Dataset content:
•••••

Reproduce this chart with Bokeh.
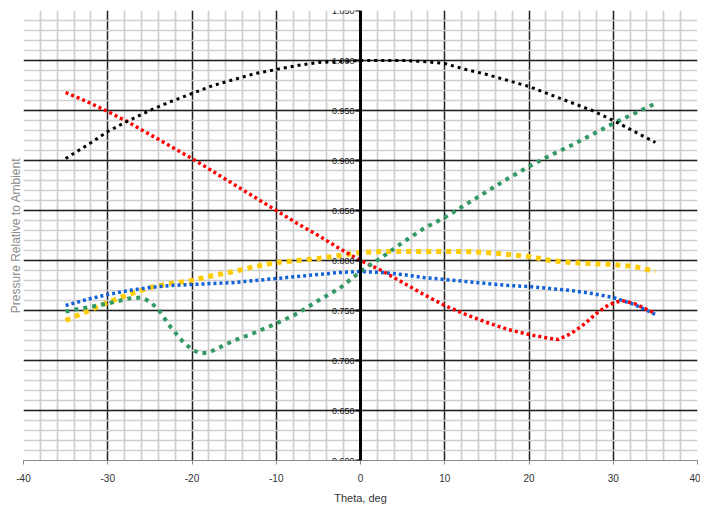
from bokeh.plotting import figure
from bokeh.models import FixedTicker, Title, NumeralTickFormatter
from bokeh.embed import file_html
from bokeh.resources import INLINE

# ---- axes / ticks ----
x_ticks = [-40, -30, -20, -10, 0, 10, 20, 30, 40]
x_tick_labels = ["-40", "-30", "-20", "-10", "0", "10", "20", "30", "40"]
y_ticks = [0.60, 0.65, 0.70, 0.75, 0.80, 0.85, 0.90, 0.95, 1.00, 1.05]
y_tick_labels = ["0.600", "0.650", "0.700", "0.750", "0.800", "0.850", "0.900", "0.950", "1.000", "1.050"]
x_grid_major = [-40, -30, -20, -10, 10, 20, 30]
x_grid_minor = list(range(-38, 41, 2))
y_grid_major = [0.65, 0.70, 0.75, 0.80, 0.85, 0.90, 0.95, 1.00, 1.05]
y_grid_minor = [round(0.60 + 0.01 * i, 2) for i in range(1, 45)]

# ---- data ----
theta = [-35, -32.5, -30, -27.5, -25, -22.5, -20, -17.5, -15, -12.5, -10, -7.5, -5, -2.5,
         0, 2.5, 5, 7.5, 10, 12.5, 15, 17.5, 20, 22.5, 25, 27.5, 30, 32.5, 35]

black = [0.902, 0.915, 0.929, 0.940, 0.950, 0.959, 0.967, 0.975, 0.981, 0.987, 0.991, 0.995, 0.998, 0.999,
         1.000, 1.000, 1.000, 0.999, 0.997, 0.991, 0.986, 0.980, 0.974, 0.966, 0.958, 0.950, 0.940, 0.929, 0.918]

yellow = [0.740, 0.749, 0.758, 0.766, 0.773, 0.777, 0.780, 0.785, 0.789, 0.794, 0.798, 0.800, 0.802, 0.805,
          0.808, 0.809, 0.809, 0.809, 0.809, 0.809, 0.808, 0.806, 0.804, 0.800, 0.798, 0.797, 0.796, 0.794, 0.789]

blue = [0.755, 0.761, 0.766, 0.770, 0.773, 0.775, 0.776, 0.777, 0.778, 0.780, 0.782, 0.784, 0.786, 0.788,
        0.789, 0.788, 0.786, 0.783, 0.781, 0.779, 0.777, 0.775, 0.774, 0.772, 0.770, 0.767, 0.763, 0.756, 0.746]

red_theta = [-35, -32.5, -30, -27.5, -25, -22.5, -20, -17.5, -15, -12.5, -10, -7.5, -5, -2.5,
             0, 2.5, 5, 7.5, 10, 12.5, 15, 17.5, 20, 22.5, 23.5, 25, 26.5, 28, 29.5, 31, 32.5, 34, 35]
red = [0.968, 0.959, 0.949, 0.938, 0.926, 0.914, 0.902, 0.889, 0.876, 0.863, 0.850, 0.837, 0.825, 0.812,
       0.800, 0.790, 0.778, 0.766, 0.755, 0.746, 0.738, 0.731, 0.726, 0.722, 0.721, 0.727, 0.736, 0.747,
       0.756, 0.760, 0.757, 0.751, 0.747]

green_theta = [-35, -32.5, -30, -27.5, -26, -25, -24, -22.5, -21, -20, -19, -18, -17, -15, -12.5, -10,
               -7.5, -5, -2.5, 0, 2.5, 5, 7.5, 10, 12.5, 15, 17.5, 20, 22.5, 25, 27.5, 30, 32.5, 35]
green = [0.749, 0.753, 0.757, 0.762, 0.763, 0.759, 0.751, 0.733, 0.718, 0.711, 0.707, 0.708, 0.712, 0.720,
         0.728, 0.737, 0.747, 0.760, 0.772, 0.789, 0.803, 0.818, 0.832, 0.843, 0.856, 0.869, 0.882, 0.894,
         0.905, 0.915, 0.926, 0.937, 0.947, 0.957]

FONT = "Liberation Sans"

p = figure(width=700, height=506, x_range=(-40, 40), y_range=(0.6, 1.05),
           output_backend="svg", toolbar_location=None,
           min_border_left=23, min_border_right=3, min_border_top=10, min_border_bottom=45)
p.outline_line_color = None
p.background_fill_color = "white"

# grids
p.xgrid.ticker = FixedTicker(ticks=x_grid_major, minor_ticks=x_grid_minor)
p.ygrid.ticker = FixedTicker(ticks=y_grid_major, minor_ticks=y_grid_minor)
for g in (p.xgrid, p.ygrid):
    g.grid_line_color = "#222222"
    g.grid_line_width = 1.4
    g.minor_grid_line_color = "#cfcfcf"
    g.minor_grid_line_width = 1.7

# x axis
p.xaxis.ticker = FixedTicker(ticks=x_ticks)
p.xaxis.major_label_overrides = dict(zip(x_ticks, x_tick_labels))
p.xaxis.axis_label = "Theta, deg"
p.xaxis.axis_label_text_font = FONT
p.xaxis.axis_label_text_font_style = "normal"
p.xaxis.axis_label_text_font_size = "11px"
p.xaxis.axis_label_text_color = "#333333"
p.xaxis.axis_label_standoff = 7
p.xaxis.major_label_text_font = FONT
p.xaxis.major_label_text_font_size = "10px"
p.xaxis.major_label_text_color = "#333333"
p.xaxis.major_label_standoff = 9
p.xaxis.axis_line_color = "#888888"
p.xaxis.major_tick_line_color = "#888888"
p.xaxis.major_tick_out = 4
p.xaxis.major_tick_in = 0
p.xaxis.minor_tick_line_color = None

# y axis drawn at theta = 0
p.yaxis.fixed_location = 0
p.yaxis.ticker = FixedTicker(ticks=y_ticks)
p.yaxis.major_label_overrides = dict(zip(y_ticks, y_tick_labels))
p.yaxis.formatter = NumeralTickFormatter(format="0.000")
p.yaxis.major_label_text_font = FONT
p.yaxis.major_label_text_font_size = "9px"
p.yaxis.major_label_text_color = "#111111"
p.yaxis.major_label_standoff = 1
p.yaxis.axis_line_color = "black"
p.yaxis.axis_line_width = 3
p.yaxis.major_tick_line_color = "black"
p.yaxis.major_tick_line_width = 2
p.yaxis.major_tick_out = 5
p.yaxis.major_tick_in = 0
p.yaxis.minor_tick_line_color = None

p.add_layout(Title(text="Pressure Relative to Ambient", align="center",
                   text_font=FONT, text_font_size="12px", text_font_style="normal",
                   text_color="#8a8a8a", standoff=2), "left")

# series
p.line(theta, yellow, line_color="#FFCC00", line_width=5, line_dash="5 5")
p.line(theta, blue, line_color="#1262d8", line_width=3.5, line_dash="3 3")
p.line(red_theta, red, line_color="#FF0000", line_width=3.5, line_dash="3 3")
p.line(green_theta, green, line_color="#339966", line_width=4, line_dash="4 5")
p.line(theta, black, line_color="black", line_width=3, line_dash="3 4")

open("out.html", "w").write(file_html(p, INLINE))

•••••

Written problem: From start to finish, output the listing exactly, but omit its pictures.

The solution:
Reproduce this chart with Bokeh.
from bokeh.plotting import figure
from bokeh.models import FixedTicker, Title, NumeralTickFormatter
from bokeh.embed import file_html
from bokeh.resources import INLINE

# ---- axes / ticks ----
x_ticks = [-40, -30, -20, -10, 0, 10, 20, 30, 40]
x_tick_labels = ["-40", "-30", "-20", "-10", "0", "10", "20", "30", "40"]
y_ticks = [0.60, 0.65, 0.70, 0.75, 0.80, 0.85, 0.90, 0.95, 1.00, 1.05]
y_tick_labels = ["0.600", "0.650", "0.700", "0.750", "0.800", "0.850", "0.900", "0.950", "1.000", "1.050"]
x_grid_major = [-40, -30, -20, -10, 10, 20, 30]
x_grid_minor = list(range(-38, 41, 2))
y_grid_major = [0.65, 0.70, 0.75, 0.80, 0.85, 0.90, 0.95, 1.00, 1.05]
y_grid_minor = [round(0.60 + 0.01 * i, 2) for i in range(1, 45)]

# ---- data ----
theta = [-35, -32.5, -30, -27.5, -25, -22.5, -20, -17.5, -15, -12.5, -10, -7.5, -5, -2.5,
         0, 2.5, 5, 7.5, 10, 12.5, 15, 17.5, 20, 22.5, 25, 27.5, 30, 32.5, 35]

black = [0.902, 0.915, 0.929, 0.940, 0.950, 0.959, 0.967, 0.975, 0.981, 0.987, 0.991, 0.995, 0.998, 0.999,
         1.000, 1.000, 1.000, 0.999, 0.997, 0.991, 0.986, 0.980, 0.974, 0.966, 0.958, 0.950, 0.940, 0.929, 0.918]

yellow = [0.740, 0.749, 0.758, 0.766, 0.773, 0.777, 0.780, 0.785, 0.789, 0.794, 0.798, 0.800, 0.802, 0.805,
          0.808, 0.809, 0.809, 0.809, 0.809, 0.809, 0.808, 0.806, 0.804, 0.800, 0.798, 0.797, 0.796, 0.794, 0.789]

blue = [0.755, 0.761, 0.766, 0.770, 0.773, 0.775, 0.776, 0.777, 0.778, 0.780, 0.782, 0.784, 0.786, 0.788,
        0.789, 0.788, 0.786, 0.783, 0.781, 0.779, 0.777, 0.775, 0.774, 0.772, 0.770, 0.767, 0.763, 0.756, 0.746]

red_theta = [-35, -32.5, -30, -27.5, -25, -22.5, -20, -17.5, -15, -12.5, -10, -7.5, -5, -2.5,
             0, 2.5, 5, 7.5, 10, 12.5, 15, 17.5, 20, 22.5, 23.5, 25, 26.5, 28, 29.5, 31, 32.5, 34, 35]
red = [0.968, 0.959, 0.949, 0.938, 0.926, 0.914, 0.902, 0.889, 0.876, 0.863, 0.850, 0.837, 0.825, 0.812,
       0.800, 0.790, 0.778, 0.766, 0.755, 0.746, 0.738, 0.731, 0.726, 0.722, 0.721, 0.727, 0.736, 0.747,
       0.756, 0.760, 0.757, 0.751, 0.747]

green_theta = [-35, -32.5, -30, -27.5, -26, -25, -24, -22.5, -21, -20, -19, -18, -17, -15, -12.5, -10,
               -7.5, -5, -2.5, 0, 2.5, 5, 7.5, 10, 12.5, 15, 17.5, 20, 22.5, 25, 27.5, 30, 32.5, 35]
green = [0.749, 0.753, 0.757, 0.762, 0.763, 0.759, 0.751, 0.733, 0.718, 0.711, 0.707, 0.708, 0.712, 0.720,
         0.728, 0.737, 0.747, 0.760, 0.772, 0.789, 0.803, 0.818, 0.832, 0.843, 0.856, 0.869, 0.882, 0.894,
         0.905, 0.915, 0.926, 0.937, 0.947, 0.957]

FONT = "Liberation Sans"

p = figure(width=700, height=506, x_range=(-40, 40), y_range=(0.6, 1.05),
           output_backend="svg", toolbar_location=None,
           min_border_left=23, min_border_right=3, min_border_top=10, min_border_bottom=45)
p.outline_line_color = None
p.background_fill_color = "white"

# grids
p.xgrid.ticker = FixedTicker(ticks=x_grid_major, minor_ticks=x_grid_minor)
p.ygrid.ticker = FixedTicker(ticks=y_grid_major, minor_ticks=y_grid_minor)
for g in (p.xgrid, p.ygrid):
    g.grid_line_color = "#222222"
    g.grid_line_width = 1.4
    g.minor_grid_line_color = "#cfcfcf"
    g.minor_grid_line_width = 1.7

# x axis
p.xaxis.ticker = FixedTicker(ticks=x_ticks)
p.xaxis.major_label_overrides = dict(zip(x_ticks, x_tick_labels))
p.xaxis.axis_label = "Theta, deg"
p.xaxis.axis_label_text_font = FONT
p.xaxis.axis_label_text_font_style = "normal"
p.xaxis.axis_label_text_font_size = "11px"
p.xaxis.axis_label_text_color = "#333333"
p.xaxis.axis_label_standoff = 7
p.xaxis.major_label_text_font = FONT
p.xaxis.major_label_text_font_size = "10px"
p.xaxis.major_label_text_color = "#333333"
p.xaxis.major_label_standoff = 9
p.xaxis.axis_line_color = "#888888"
p.xaxis.major_tick_line_color = "#888888"
p.xaxis.major_tick_out = 4
p.xaxis.major_tick_in = 0
p.xaxis.minor_tick_line_color = None

# y axis drawn at theta = 0
p.yaxis.fixed_location = 0
p.yaxis.ticker = FixedTicker(ticks=y_ticks)
p.yaxis.major_label_overrides = dict(zip(y_ticks, y_tick_labels))
p.yaxis.formatter = NumeralTickFormatter(format="0.000")
p.yaxis.major_label_text_font = FONT
p.yaxis.major_label_text_font_size = "9px"
p.yaxis.major_label_text_color = "#111111"
p.yaxis.major_label_standoff = 1
p.yaxis.axis_line_color = "black"
p.yaxis.axis_line_width = 3
p.yaxis.major_tick_line_color = "black"
p.yaxis.major_tick_line_width = 2
p.yaxis.major_tick_out = 5
p.yaxis.major_tick_in = 0
p.yaxis.minor_tick_line_color = None

p.add_layout(Title(text="Pressure Relative to Ambient", align="center",
                   text_font=FONT, text_font_size="12px", text_font_style="normal",
                   text_color="#8a8a8a", standoff=2), "left")

# series
p.line(theta, yellow, line_color="#FFCC00", line_width=5, line_dash="5 5")
p.line(theta, blue, line_color="#1262d8", line_width=3.5, line_dash="3 3")
p.line(red_theta, red, line_color="#FF0000", line_width=3.5, line_dash="3 3")
p.line(green_theta, green, line_color="#339966", line_width=4, line_dash="4 5")
p.line(theta, black, line_color="black", line_width=3, line_dash="3 4")

open("out.html", "w").write(file_html(p, INLINE))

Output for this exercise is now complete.